IT’S OFFICIAL. There will be no more Beetles anymore. On July 10th, the last of Volkswagen’s Beetles rolled off from a factory in Mexico, bringing to an end the story of one of the most iconic brands of the last century.
It shouldn’t come as a surprise. Most of its later iterations, after the beloved Type 1 was phased out in 2003, didn’t do well. Production had long ceased in most countries. It strangely held on in Mexico, accounting at one point, it is said, for over a third of all cars in that country. The cynical say that had more to do with the poor state of Mexican roads (and the Beetle’s robustness) than to any abiding love for the car. But here too, tastes have now changed.
The Beetle runs like a thread through important moments of much of the last century, from an idea in Adolf Hitler’s mind to becoming a symbol of post-war German resilience and industrial prowess, and then, strangely, a pop star icon and an integral part of the 1960s counterculture movement. It is difficult to look at a frame from that era, and not see a Beetle lurking somewhere. It’s there on the Abbey Road cover as the Beatles famously cross the street (a white car serendipitously present, later sold at an auction and displayed at a Volkswagen auto-museum, with a licence plate ‘LMW 281F’ that, as the story goes, has been stolen numerous times). It is there as a Disney character (as a sentient vehicle in its Herbie films through the 1960s). It is even Bumblebee in the original Transformers (in the cartoons and not the later films). And it is there in 1980 in Stanley Kubrick’s The Shining, like a pretty dream going bad, a cute car traversing a picturesque landscape but with a creeping dread, as inside the car, Jack Nicholson appears to hint at his approaching madness.
The Beetle was not always called the Beetle. This was adopted, like the name Bugs in the US, because that was what buyers were calling it. Its original name was the mouthful ‘Kraft durch Freude Wagen’ (Strength through Joy Car). The idea of the Beetle as an inexpensive ‘People’s Car’ for a family of five had been on the drawing board at least since 1934, following a meeting between Hitler and Ferdinand Porsche. But it was mothballed when war broke out and its factory was instead put to military use. After the war, a British official (Ivan Hirst) who had witnessed the VW- based military vehicles’ quality helped the car get back into production.

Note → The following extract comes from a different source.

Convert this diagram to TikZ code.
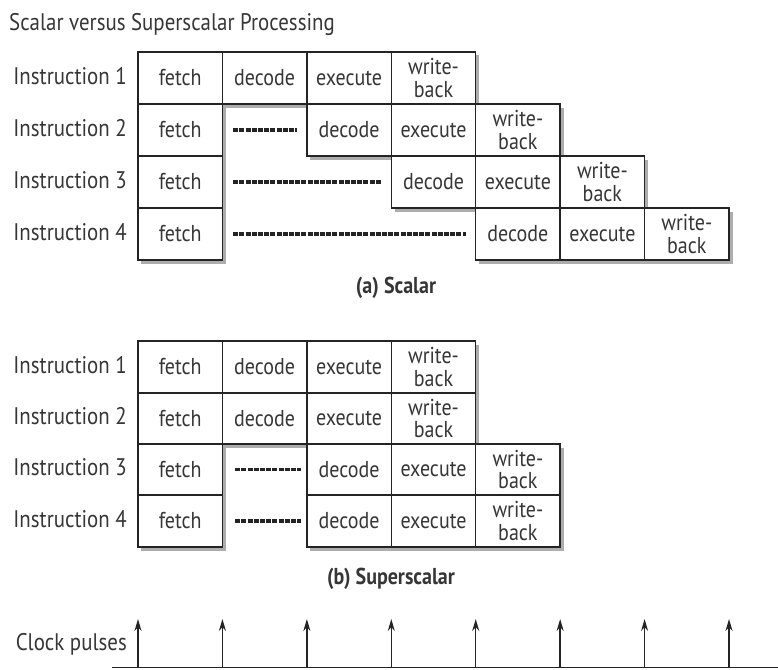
\documentclass[tikz,border=0pt]{standalone}
\usepackage{fontspec}
\setmainfont{PT Sans}[FakeStretch=0.87]
\usetikzlibrary{shadows,arrows.meta}
\definecolor{ink}{HTML}{363636}
\definecolor{edge}{HTML}{242424}
\tikzset{
  txt/.style={text=ink,font=\fontsize{24}{20}\selectfont,inner sep=0pt},
  subcaption/.style={text=ink,font=\fontsize{23}{20}\selectfont\bfseries,inner sep=0pt},
  cell/.style={draw=edge,line width=1.4pt,fill=white,minimum width=84.43pt,
    minimum height=#1,inner sep=0pt,align=center,text=ink,
    font=\fontsize{23}{22.5}\selectfont,
    drop shadow={shadow xshift=3.5pt,shadow yshift=-3.5pt,fill=black!32,opacity=1}},
  cell/.default=52pt,
  waitline/.style={draw=edge,line width=3.2pt,dash pattern=on 5pt off 1.2pt},
  pulse/.style={draw=edge,line width=1.4pt,-{Stealth[length=12pt,width=7pt]}},
}
\begin{document}
\begin{tikzpicture}[x=1pt,y=-1pt]
\useasboundingbox (0,0) rectangle (778,669);

% title
\node[txt,anchor=base west] (title) at (9,31) {Scalar versus Superscalar Processing};

% ---------- (a) scalar pipeline ----------
\foreach \r/\y in {1/78,2/130,3/182,4/234}
  \node[txt,anchor=base east] (al\r) at (127,\y+6) {Instruction \r};

\node[cell] (af1) at (180.2,78) {fetch};
\node[cell] (ad1) at (264.6,78) {decode};
\node[cell] (ae1) at (349.1,78) {execute};
\node[cell] (aw1) at (433.5,78) {write-\\back};

\node[cell] (af2) at (180.2,130) {fetch};
\node[cell] (ad2) at (349.1,130) {decode};
\node[cell] (ae2) at (433.5,130) {execute};
\node[cell] (aw2) at (517.9,130) {write-\\back};

\node[cell] (af3) at (180.2,182) {fetch};
\node[cell] (ad3) at (433.5,182) {decode};
\node[cell] (ae3) at (517.9,182) {execute};
\node[cell] (aw3) at (602.4,182) {write-\\back};

\node[cell] (af4) at (180.2,234) {fetch};
\node[cell] (ad4) at (517.9,234) {decode};
\node[cell] (ae4) at (602.4,234) {execute};
\node[cell] (aw4) at (686.8,234) {write-\\back};

\foreach \r in {2,3,4}
  \draw[waitline] ([xshift=10pt]af\r.east) -- ([xshift=-9pt]ad\r.west);

\node[subcaption] (acap) at (396,288) {(a) Scalar};

% ---------- (b) superscalar pipeline ----------
\foreach \r/\y in {1/367,2/418.5,3/469.5,4/521}
  \node[txt,anchor=base east] (bl\r) at (127,\y+6) {Instruction \r};

\node[cell=52pt] (bf1) at (180.2,367) {fetch};
\node[cell=52pt] (bd1) at (264.6,367) {decode};
\node[cell=52pt] (be1) at (349.1,367) {execute};
\node[cell=52pt] (bw1) at (433.5,367) {write-\\back};

\node[cell=51pt] (bf2) at (180.2,418.5) {fetch};
\node[cell=51pt] (bd2) at (264.6,418.5) {decode};
\node[cell=51pt] (be2) at (349.1,418.5) {execute};
\node[cell=51pt] (bw2) at (433.5,418.5) {write-\\back};

\node[cell=51pt] (bf3) at (180.2,469.5) {fetch};
\node[cell=51pt] (bd3) at (349.1,469.5) {decode};
\node[cell=51pt] (be3) at (433.5,469.5) {execute};
\node[cell=51pt] (bw3) at (517.9,469.5) {write-\\back};

\node[cell=52pt] (bf4) at (180.2,521) {fetch};
\node[cell=52pt] (bd4) at (349.1,521) {decode};
\node[cell=52pt] (be4) at (433.5,521) {execute};
\node[cell=52pt] (bw4) at (517.9,521) {write-\\back};

\foreach \r in {3,4}
  \draw[waitline] ([xshift=12pt]bf\r.east) -- ([xshift=-5pt]bd\r.west);

\node[subcaption] (bcap) at (391,579) {(b) Superscalar};

% ---------- clock ----------
\node[txt,anchor=base east] (clk) at (127,650) {Clock pulses};
\coordinate (t0) at (112,667.5);
\coordinate (t1) at (778,667.5);
\draw[draw=edge,line width=1.3pt] (t0) -- (t1);
\foreach \i in {0,...,7}{
  \coordinate (pb\i) at (138+84.43*\i,667.5);
  \coordinate (pt\i) at (138+84.43*\i,619);
  \draw[pulse] (pb\i) -- (pt\i);
}
\end{tikzpicture}
\end{document}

For all its storied background, the Beetle was not a particularly great car. It looked like a bug, the engine was in the wrong spot (the boot), it was noisy, bone-rattling, and the pedals seemed awry. When the car was first presented to a commission of leading British motor manufacturers for inspection in 1945, they reported, according to the BBC, that it was ‘quite unattractive to the average motorcar buyer… It is too ugly and noisy… to build the car commercially would be a completely uneconomic enterprise.’ The novelist Geoff Nicholson once wrote, ‘Well you could take an old Beetle, and paint it up and make it look as though it might be a fun car, but it was never much fun to drive. It was a nightmare going round tight bends and lethal in a crosswind; and if you ever tried to do comparatively simple things such as change the battery or a brake cable you pretty much had a definition of "no fun" right there.’
What the Beetle lacked in smoothness and convenience, it made up in distinctiveness. It, if nothing else, had character. The Beetle looked odd and it embraced every inch of its oddity. It made its ugliness appear as something profound. Some of its earliest advertising slogans in the US went, ‘Ugly is only skin deep’, ‘Live below your means’, ‘It makes your house look bigger’.
What we want from a car today is a lot different from the 1960s. Distinctiveness isn’t a necessary priority. We want to be transported efficiently and conveniently, and in the near future electrically and possibly driverless-ly. Driving is now a chore and the Beetle had long become a misfit for the times.